++++ Data for this exercise

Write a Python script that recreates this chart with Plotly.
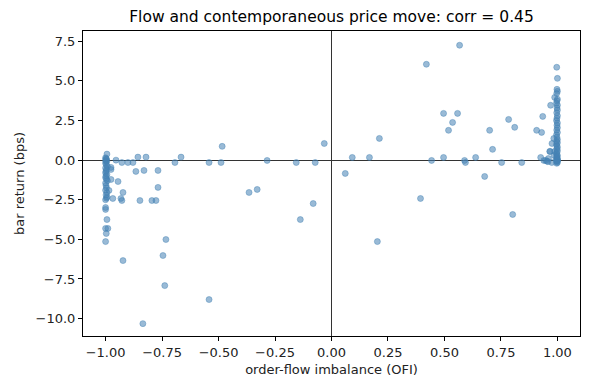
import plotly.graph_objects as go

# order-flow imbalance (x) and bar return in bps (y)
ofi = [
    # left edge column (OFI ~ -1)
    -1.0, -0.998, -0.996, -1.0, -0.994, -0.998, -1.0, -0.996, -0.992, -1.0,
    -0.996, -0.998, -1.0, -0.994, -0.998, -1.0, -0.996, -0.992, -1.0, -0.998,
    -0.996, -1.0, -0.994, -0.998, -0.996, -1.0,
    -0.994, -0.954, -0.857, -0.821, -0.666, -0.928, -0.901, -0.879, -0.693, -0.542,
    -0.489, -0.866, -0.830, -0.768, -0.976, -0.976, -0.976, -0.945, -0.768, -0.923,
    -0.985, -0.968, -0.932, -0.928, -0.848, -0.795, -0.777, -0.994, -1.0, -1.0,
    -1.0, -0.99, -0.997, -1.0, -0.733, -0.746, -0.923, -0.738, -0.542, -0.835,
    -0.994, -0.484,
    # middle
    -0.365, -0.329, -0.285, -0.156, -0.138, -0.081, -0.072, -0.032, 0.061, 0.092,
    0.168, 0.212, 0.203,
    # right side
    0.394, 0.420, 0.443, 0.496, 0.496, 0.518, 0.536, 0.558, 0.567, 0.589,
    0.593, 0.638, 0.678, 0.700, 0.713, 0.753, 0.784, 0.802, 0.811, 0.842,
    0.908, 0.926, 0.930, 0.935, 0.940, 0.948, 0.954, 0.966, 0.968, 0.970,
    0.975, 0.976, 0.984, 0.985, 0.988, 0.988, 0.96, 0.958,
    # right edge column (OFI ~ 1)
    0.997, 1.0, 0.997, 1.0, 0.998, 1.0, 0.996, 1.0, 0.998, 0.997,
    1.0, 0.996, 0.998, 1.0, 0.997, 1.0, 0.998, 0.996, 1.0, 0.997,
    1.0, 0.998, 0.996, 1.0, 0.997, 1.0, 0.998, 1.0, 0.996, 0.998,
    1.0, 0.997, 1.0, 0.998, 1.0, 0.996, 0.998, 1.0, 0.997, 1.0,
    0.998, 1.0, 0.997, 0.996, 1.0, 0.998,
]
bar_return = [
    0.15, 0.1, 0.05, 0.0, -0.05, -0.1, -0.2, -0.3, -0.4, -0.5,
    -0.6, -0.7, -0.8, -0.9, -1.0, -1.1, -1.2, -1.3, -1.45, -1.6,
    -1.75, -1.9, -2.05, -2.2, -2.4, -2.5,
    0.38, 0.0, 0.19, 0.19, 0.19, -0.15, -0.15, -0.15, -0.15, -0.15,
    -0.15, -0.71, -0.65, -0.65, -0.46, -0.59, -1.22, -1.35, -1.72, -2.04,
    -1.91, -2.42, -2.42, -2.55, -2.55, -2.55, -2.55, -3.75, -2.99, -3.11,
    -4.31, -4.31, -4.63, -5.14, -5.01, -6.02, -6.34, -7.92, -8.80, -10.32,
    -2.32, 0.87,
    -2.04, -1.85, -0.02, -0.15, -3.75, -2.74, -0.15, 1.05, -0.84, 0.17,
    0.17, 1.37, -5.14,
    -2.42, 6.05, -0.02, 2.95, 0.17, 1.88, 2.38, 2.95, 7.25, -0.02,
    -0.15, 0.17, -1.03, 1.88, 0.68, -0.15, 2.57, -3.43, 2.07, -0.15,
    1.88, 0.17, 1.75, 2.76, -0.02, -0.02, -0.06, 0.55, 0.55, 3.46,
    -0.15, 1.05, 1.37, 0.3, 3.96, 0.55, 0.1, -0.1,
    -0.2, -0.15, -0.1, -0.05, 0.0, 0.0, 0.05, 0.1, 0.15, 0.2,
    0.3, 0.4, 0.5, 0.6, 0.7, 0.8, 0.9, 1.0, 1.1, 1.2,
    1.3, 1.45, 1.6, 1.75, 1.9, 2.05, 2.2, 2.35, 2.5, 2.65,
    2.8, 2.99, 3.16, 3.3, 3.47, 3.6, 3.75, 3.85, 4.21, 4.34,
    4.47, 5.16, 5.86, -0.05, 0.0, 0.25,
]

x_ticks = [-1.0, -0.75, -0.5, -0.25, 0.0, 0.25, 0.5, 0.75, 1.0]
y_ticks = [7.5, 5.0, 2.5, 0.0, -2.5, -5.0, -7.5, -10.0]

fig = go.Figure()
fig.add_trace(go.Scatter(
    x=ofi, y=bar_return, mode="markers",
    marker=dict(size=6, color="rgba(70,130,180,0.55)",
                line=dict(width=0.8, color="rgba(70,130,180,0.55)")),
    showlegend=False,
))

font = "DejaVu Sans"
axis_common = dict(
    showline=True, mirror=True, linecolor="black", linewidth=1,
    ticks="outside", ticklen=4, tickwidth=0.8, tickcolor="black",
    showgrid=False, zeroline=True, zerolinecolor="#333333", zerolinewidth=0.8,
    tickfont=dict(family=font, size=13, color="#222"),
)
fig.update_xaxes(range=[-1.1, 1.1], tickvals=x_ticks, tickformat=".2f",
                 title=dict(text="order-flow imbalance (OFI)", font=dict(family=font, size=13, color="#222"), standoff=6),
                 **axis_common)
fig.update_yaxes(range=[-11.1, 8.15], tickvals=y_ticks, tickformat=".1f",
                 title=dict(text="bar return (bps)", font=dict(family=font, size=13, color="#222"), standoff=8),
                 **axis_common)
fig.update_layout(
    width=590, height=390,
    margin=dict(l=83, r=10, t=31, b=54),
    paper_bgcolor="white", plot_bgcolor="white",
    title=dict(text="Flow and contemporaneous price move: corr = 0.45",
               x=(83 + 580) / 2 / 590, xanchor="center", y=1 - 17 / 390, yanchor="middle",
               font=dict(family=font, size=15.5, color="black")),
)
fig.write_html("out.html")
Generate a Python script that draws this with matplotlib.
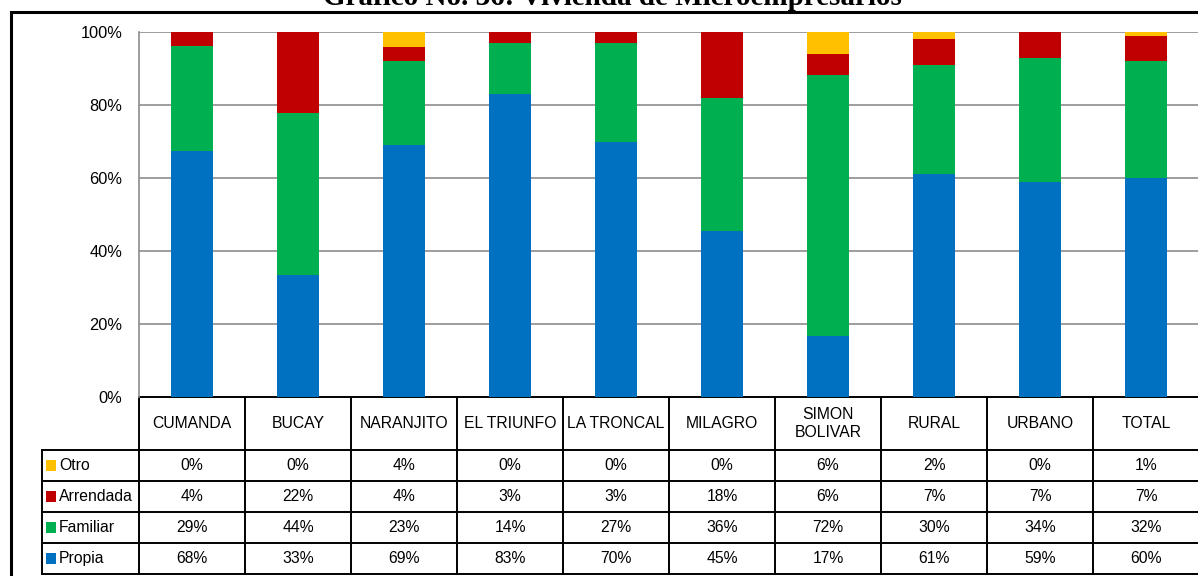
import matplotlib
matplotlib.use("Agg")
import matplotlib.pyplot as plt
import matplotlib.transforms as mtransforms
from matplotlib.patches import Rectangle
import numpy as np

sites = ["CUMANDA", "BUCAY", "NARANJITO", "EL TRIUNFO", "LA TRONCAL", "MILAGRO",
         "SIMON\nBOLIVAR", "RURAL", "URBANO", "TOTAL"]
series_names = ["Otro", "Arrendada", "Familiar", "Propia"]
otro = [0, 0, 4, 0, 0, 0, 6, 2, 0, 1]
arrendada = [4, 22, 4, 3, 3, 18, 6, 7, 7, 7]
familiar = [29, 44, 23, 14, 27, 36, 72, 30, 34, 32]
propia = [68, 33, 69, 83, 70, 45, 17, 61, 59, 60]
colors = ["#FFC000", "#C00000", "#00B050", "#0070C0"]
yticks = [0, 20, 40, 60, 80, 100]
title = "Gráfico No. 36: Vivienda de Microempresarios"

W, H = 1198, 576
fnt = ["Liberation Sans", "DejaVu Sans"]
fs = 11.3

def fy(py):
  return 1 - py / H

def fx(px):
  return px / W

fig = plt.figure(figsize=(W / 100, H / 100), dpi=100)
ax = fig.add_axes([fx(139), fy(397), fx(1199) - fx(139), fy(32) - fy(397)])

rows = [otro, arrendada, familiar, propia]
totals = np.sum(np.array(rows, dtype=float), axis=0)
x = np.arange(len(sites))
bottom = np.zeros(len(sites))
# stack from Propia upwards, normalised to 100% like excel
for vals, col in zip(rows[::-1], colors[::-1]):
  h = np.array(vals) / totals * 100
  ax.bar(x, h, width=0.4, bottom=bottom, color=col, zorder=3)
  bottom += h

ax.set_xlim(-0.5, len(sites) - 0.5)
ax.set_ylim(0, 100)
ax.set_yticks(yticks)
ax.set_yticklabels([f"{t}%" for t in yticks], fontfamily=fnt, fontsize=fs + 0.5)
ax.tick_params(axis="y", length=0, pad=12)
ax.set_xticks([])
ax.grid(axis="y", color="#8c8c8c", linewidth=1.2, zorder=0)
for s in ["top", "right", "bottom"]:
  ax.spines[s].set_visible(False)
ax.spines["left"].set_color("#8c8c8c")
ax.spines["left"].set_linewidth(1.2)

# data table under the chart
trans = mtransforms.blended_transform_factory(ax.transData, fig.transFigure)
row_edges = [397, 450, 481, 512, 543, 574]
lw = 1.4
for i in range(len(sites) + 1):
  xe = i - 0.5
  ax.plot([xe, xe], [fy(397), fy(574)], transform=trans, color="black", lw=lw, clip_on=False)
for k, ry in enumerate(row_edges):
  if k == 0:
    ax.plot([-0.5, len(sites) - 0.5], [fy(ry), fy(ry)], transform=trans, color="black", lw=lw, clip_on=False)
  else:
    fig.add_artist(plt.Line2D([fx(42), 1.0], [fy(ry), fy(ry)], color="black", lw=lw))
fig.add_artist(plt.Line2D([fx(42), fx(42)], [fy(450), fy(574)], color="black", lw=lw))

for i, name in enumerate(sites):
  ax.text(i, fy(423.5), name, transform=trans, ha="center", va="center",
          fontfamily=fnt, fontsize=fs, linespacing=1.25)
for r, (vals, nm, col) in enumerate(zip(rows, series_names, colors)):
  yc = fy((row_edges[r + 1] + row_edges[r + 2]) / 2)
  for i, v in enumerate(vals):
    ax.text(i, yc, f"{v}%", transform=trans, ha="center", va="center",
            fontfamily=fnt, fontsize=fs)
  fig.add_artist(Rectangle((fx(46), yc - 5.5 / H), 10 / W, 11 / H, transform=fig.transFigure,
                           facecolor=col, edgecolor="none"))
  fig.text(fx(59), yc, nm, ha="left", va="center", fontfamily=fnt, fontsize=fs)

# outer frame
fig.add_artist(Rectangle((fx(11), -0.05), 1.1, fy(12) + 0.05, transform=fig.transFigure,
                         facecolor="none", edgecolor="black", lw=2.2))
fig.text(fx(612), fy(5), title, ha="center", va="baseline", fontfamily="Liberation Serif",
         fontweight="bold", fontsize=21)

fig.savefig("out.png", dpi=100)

++++++++

Please quote only the span of lines whose first line contains "Generate a Python" and whose last line contains "import numpy as np", leaving every picture out.

Generate a Python script that draws this with matplotlib.
import matplotlib
matplotlib.use("Agg")
import matplotlib.pyplot as plt
import matplotlib.transforms as mtransforms
from matplotlib.patches import Rectangle
import numpy as np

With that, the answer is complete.